### [What to produce]
Beginning with the first line of the data below, extract each line up to and including the one containing "import plotly.graph_objects as go". Copy them exactly and add nothing.

### [Items]
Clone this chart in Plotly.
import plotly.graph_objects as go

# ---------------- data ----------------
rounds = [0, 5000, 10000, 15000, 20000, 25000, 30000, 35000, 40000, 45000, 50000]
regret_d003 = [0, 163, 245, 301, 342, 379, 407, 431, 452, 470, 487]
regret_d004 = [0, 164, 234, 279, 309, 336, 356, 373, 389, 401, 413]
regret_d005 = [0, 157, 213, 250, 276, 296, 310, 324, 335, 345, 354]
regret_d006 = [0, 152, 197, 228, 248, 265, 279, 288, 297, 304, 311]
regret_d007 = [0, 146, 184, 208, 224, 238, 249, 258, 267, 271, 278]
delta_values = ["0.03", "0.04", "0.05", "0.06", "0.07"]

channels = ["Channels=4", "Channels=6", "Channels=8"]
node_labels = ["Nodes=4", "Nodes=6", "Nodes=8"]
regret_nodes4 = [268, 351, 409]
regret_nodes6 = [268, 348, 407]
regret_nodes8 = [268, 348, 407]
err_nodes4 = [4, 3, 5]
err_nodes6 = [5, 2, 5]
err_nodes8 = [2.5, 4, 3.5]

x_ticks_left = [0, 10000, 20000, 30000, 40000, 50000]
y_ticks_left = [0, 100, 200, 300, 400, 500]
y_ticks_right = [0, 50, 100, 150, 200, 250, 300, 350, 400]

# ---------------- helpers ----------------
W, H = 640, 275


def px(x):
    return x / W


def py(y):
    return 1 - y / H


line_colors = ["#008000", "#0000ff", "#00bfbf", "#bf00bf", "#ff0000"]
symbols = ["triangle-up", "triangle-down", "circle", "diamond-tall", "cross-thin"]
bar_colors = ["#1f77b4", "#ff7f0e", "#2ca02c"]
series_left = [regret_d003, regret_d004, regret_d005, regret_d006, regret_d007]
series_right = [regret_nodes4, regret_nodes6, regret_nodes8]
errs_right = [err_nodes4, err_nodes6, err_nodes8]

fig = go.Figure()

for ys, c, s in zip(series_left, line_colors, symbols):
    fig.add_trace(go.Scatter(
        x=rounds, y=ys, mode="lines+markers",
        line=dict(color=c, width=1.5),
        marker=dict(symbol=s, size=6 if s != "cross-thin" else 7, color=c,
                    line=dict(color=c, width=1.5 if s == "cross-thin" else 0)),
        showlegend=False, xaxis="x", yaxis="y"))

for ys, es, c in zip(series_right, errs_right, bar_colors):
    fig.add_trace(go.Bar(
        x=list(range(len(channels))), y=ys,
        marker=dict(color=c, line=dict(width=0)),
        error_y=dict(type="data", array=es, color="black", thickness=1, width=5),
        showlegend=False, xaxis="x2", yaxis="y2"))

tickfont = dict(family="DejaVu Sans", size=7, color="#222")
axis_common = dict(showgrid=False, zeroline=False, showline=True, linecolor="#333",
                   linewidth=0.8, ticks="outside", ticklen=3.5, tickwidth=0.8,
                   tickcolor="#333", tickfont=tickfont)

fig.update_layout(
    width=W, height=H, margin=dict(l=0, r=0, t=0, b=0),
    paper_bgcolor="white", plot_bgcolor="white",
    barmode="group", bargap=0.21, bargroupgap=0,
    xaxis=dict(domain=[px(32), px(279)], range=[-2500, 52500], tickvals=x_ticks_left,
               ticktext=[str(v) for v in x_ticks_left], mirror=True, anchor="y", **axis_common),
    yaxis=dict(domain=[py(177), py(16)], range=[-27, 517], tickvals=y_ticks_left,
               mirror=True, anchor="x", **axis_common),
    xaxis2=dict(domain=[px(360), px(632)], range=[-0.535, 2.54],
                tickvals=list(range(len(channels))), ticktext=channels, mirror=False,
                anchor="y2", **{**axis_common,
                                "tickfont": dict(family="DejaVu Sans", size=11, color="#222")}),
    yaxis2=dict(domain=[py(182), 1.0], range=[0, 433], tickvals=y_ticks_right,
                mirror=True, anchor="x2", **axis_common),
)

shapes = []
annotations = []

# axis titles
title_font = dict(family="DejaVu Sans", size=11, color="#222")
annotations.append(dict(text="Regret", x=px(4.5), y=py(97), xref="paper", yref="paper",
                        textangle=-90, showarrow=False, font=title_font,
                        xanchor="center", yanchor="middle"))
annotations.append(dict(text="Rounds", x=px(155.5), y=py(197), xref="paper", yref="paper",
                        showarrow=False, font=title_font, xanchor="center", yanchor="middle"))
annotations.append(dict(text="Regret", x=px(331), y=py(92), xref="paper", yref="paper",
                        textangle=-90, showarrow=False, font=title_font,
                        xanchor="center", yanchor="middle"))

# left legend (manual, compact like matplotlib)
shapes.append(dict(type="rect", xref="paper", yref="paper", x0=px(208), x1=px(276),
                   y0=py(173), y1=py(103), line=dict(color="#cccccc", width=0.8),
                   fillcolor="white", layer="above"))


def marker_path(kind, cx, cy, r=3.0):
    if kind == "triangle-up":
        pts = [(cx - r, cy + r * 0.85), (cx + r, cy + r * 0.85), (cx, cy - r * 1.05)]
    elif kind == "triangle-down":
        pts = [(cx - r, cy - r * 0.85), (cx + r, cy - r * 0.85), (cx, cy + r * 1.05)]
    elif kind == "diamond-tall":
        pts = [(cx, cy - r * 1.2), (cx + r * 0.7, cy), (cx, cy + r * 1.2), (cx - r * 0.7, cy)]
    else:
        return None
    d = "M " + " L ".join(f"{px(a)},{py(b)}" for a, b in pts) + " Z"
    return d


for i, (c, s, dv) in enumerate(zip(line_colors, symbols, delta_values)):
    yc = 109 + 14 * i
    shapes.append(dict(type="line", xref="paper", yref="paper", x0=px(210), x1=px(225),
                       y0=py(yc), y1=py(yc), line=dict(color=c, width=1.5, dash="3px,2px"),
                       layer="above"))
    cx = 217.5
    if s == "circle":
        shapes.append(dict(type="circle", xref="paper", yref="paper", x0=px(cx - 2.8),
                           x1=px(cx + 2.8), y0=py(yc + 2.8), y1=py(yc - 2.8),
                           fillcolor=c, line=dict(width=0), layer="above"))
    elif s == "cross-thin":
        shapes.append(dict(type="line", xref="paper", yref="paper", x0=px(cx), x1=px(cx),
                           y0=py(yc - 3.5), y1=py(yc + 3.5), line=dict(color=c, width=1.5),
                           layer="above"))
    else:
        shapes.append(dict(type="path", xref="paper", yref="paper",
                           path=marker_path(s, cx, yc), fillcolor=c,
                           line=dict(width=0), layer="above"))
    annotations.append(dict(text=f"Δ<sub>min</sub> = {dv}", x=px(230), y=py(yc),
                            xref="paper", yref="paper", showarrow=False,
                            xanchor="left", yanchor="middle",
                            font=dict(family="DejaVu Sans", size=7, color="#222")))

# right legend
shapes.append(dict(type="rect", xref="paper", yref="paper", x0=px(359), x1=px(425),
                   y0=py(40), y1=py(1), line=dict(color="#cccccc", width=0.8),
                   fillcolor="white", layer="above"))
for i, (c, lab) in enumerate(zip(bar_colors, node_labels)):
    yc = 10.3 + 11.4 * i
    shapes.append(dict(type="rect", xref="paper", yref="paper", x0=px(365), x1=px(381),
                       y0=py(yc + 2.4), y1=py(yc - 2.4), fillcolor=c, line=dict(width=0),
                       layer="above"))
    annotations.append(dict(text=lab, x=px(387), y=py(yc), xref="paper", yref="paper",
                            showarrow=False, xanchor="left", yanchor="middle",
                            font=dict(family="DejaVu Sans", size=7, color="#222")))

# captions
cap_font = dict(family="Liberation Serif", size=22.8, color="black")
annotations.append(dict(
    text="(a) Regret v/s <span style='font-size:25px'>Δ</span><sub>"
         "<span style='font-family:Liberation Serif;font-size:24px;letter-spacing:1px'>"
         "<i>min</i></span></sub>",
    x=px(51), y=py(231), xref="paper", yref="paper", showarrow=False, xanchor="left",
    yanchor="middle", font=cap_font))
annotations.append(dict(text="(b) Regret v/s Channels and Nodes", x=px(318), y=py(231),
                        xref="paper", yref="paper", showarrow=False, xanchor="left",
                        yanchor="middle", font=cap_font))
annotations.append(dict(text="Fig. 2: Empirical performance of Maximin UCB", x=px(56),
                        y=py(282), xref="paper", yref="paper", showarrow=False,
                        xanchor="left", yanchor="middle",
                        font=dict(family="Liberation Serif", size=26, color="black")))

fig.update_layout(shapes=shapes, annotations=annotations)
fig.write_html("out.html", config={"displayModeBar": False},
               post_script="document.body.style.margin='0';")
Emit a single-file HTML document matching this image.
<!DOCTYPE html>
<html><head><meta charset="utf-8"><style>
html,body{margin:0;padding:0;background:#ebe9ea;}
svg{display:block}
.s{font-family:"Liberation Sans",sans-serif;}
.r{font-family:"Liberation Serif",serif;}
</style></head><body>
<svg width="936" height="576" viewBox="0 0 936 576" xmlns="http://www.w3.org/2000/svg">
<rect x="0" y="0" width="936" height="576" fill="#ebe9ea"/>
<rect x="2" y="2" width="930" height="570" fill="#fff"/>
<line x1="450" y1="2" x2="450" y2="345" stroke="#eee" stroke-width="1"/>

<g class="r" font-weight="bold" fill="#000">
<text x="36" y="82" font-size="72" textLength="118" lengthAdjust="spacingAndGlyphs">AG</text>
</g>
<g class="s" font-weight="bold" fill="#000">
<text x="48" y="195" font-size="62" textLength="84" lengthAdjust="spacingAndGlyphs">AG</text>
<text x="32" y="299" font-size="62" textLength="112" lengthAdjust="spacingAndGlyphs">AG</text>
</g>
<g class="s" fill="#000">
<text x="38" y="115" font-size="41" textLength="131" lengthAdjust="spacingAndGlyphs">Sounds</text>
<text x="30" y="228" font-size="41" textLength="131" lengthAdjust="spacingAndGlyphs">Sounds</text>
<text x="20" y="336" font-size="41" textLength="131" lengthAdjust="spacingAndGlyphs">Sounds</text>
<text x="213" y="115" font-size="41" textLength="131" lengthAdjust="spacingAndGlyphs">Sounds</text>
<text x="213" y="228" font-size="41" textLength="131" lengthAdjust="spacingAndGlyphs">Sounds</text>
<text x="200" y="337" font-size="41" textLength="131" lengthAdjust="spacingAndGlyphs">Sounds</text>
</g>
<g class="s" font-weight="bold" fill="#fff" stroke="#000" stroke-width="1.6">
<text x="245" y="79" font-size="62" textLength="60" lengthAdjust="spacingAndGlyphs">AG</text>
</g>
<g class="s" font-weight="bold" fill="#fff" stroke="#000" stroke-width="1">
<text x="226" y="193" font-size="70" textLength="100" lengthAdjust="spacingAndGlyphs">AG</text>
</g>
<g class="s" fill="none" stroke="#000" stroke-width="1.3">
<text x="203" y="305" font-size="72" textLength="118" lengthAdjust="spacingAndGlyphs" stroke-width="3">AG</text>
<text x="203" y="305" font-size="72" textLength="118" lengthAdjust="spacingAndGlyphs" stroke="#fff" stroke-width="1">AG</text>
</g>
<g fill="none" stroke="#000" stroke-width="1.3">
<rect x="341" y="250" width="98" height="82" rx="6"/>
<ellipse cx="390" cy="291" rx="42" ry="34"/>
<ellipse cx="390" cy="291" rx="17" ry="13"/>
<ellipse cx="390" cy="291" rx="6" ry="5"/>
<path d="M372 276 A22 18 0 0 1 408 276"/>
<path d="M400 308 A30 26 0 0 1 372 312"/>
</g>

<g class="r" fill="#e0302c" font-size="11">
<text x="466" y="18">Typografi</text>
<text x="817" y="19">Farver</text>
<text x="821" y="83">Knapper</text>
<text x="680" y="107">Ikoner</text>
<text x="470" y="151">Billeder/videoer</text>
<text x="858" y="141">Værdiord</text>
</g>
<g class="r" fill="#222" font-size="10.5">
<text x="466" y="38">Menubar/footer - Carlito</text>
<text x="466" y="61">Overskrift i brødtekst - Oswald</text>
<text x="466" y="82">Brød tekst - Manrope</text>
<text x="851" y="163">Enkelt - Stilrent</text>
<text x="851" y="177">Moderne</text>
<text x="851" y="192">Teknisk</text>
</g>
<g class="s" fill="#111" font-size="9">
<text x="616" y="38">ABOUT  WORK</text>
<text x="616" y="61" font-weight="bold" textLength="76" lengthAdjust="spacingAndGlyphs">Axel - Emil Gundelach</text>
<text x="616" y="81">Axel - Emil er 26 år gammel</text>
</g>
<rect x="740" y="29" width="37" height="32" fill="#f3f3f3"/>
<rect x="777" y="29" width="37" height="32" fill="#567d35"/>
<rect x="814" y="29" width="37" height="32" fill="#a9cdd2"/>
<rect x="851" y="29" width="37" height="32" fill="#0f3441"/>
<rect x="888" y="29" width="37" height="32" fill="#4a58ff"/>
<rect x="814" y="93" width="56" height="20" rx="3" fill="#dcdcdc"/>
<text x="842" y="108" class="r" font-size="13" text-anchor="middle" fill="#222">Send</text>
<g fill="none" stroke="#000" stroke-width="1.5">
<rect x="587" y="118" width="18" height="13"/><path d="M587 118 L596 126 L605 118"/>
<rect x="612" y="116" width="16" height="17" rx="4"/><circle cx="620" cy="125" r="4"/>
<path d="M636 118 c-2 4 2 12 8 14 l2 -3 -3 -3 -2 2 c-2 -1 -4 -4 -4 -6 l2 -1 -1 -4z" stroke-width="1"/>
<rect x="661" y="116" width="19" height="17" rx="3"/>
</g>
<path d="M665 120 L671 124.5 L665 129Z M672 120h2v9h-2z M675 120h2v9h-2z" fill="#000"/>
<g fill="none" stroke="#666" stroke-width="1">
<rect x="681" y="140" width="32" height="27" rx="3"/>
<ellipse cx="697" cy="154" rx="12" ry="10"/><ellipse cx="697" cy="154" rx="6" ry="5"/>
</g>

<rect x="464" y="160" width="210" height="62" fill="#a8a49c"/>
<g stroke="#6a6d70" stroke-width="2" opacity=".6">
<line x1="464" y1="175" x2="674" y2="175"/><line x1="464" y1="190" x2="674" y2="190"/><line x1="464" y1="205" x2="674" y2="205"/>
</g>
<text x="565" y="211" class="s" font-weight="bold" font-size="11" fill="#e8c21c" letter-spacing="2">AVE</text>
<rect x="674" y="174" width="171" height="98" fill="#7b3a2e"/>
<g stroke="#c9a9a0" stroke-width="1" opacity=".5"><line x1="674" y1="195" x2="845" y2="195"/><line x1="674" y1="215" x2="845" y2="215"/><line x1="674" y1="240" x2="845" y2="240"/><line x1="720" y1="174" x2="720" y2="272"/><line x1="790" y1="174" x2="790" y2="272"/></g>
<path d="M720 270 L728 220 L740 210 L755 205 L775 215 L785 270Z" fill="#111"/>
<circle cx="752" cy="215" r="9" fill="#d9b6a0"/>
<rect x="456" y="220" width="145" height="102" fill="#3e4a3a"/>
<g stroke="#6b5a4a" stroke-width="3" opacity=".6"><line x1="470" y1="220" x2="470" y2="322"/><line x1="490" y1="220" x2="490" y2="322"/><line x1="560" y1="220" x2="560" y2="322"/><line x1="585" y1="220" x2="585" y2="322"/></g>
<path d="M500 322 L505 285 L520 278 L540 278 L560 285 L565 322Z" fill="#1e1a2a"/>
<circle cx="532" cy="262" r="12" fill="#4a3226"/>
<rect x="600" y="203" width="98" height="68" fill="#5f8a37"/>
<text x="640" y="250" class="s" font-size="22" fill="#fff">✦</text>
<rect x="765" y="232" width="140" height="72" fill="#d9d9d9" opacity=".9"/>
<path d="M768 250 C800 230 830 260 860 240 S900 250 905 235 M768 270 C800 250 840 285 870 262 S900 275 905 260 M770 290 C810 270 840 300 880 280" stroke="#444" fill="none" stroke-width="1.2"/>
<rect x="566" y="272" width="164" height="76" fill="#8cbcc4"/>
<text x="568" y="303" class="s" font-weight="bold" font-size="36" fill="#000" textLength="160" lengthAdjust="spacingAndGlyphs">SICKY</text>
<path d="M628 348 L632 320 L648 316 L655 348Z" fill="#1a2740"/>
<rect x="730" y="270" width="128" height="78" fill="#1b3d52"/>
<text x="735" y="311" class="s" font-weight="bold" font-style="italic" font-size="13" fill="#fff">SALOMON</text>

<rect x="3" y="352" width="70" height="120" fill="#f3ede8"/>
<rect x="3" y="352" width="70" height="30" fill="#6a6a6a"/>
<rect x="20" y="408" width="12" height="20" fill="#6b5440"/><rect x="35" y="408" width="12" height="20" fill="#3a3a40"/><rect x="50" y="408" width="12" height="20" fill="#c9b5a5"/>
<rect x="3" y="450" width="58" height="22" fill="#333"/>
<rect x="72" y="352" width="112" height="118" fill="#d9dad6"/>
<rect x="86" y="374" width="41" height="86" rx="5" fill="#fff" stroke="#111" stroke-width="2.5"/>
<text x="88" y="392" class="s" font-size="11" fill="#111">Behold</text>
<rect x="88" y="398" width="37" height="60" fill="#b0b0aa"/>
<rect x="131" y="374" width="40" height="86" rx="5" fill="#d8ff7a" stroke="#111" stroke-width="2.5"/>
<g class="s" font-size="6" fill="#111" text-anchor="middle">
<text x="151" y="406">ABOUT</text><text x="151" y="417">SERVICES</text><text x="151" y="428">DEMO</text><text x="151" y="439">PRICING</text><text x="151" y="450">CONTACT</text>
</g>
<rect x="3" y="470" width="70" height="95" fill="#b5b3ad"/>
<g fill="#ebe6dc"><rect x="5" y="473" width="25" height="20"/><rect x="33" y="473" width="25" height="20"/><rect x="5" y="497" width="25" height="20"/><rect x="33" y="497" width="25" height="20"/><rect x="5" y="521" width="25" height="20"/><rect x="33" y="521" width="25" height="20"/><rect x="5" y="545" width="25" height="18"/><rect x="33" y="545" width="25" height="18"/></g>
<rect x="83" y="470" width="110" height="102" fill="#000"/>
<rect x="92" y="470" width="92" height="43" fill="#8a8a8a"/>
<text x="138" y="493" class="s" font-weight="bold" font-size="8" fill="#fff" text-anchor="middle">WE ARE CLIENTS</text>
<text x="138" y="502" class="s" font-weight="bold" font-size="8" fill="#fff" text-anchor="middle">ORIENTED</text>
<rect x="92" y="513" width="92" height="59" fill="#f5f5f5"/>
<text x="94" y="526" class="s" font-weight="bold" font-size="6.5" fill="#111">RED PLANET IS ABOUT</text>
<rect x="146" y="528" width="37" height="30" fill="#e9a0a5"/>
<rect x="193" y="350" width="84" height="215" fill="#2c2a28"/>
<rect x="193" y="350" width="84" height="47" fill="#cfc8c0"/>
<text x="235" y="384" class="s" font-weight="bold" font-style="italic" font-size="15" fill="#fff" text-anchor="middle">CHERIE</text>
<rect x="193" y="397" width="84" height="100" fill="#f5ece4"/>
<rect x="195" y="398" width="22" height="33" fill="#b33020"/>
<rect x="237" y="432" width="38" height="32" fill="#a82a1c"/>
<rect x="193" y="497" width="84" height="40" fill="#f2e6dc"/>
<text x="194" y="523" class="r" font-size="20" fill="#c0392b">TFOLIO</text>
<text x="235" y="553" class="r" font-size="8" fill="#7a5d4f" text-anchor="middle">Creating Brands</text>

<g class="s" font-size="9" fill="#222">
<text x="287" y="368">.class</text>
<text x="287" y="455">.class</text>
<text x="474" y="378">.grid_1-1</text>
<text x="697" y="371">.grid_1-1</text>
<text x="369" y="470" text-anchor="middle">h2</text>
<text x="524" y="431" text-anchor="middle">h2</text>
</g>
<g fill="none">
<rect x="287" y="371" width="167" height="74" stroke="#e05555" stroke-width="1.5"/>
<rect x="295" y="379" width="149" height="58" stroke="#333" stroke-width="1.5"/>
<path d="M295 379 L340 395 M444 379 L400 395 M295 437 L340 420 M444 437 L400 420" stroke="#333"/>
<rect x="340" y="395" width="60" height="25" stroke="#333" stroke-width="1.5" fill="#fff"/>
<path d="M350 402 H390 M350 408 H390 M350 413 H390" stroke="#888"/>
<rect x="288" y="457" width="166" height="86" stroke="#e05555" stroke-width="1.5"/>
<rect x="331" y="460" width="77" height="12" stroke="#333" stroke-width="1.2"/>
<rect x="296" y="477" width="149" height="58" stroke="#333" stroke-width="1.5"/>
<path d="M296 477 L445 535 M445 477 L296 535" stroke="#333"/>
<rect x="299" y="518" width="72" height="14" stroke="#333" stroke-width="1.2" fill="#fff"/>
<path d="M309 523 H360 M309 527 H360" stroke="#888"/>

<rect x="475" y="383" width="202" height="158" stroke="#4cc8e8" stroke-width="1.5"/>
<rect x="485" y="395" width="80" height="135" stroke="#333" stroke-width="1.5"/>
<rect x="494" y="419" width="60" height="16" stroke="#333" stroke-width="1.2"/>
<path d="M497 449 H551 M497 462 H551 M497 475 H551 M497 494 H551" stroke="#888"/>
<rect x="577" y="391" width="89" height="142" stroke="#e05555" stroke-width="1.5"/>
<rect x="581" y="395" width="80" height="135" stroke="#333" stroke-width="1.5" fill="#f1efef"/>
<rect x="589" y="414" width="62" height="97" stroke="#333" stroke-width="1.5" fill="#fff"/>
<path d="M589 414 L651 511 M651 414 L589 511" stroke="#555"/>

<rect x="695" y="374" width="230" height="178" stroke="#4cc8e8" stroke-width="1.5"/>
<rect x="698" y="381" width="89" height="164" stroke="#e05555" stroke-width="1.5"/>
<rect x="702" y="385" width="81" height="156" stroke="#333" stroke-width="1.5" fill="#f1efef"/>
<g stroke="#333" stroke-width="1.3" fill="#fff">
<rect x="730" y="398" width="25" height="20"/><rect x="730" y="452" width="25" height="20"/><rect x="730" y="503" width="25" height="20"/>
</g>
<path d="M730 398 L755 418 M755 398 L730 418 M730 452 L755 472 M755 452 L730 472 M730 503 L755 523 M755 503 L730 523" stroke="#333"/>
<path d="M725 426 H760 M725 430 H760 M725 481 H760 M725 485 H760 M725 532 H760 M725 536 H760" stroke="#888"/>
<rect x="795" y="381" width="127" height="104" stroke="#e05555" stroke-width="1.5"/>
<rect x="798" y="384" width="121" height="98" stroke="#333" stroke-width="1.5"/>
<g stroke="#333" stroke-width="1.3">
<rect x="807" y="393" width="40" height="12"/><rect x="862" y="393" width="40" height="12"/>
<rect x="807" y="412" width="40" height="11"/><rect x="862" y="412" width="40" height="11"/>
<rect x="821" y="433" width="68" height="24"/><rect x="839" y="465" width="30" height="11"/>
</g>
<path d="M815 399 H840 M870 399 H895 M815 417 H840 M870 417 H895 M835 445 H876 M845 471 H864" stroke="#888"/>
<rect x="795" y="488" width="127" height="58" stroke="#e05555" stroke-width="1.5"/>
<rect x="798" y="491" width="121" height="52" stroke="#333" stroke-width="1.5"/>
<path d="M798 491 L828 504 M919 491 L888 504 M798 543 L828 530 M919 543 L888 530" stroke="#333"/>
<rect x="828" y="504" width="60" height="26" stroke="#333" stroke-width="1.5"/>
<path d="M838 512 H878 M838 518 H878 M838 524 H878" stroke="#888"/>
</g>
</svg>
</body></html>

### [Full answer]
Clone this chart in Plotly.
import plotly.graph_objects as go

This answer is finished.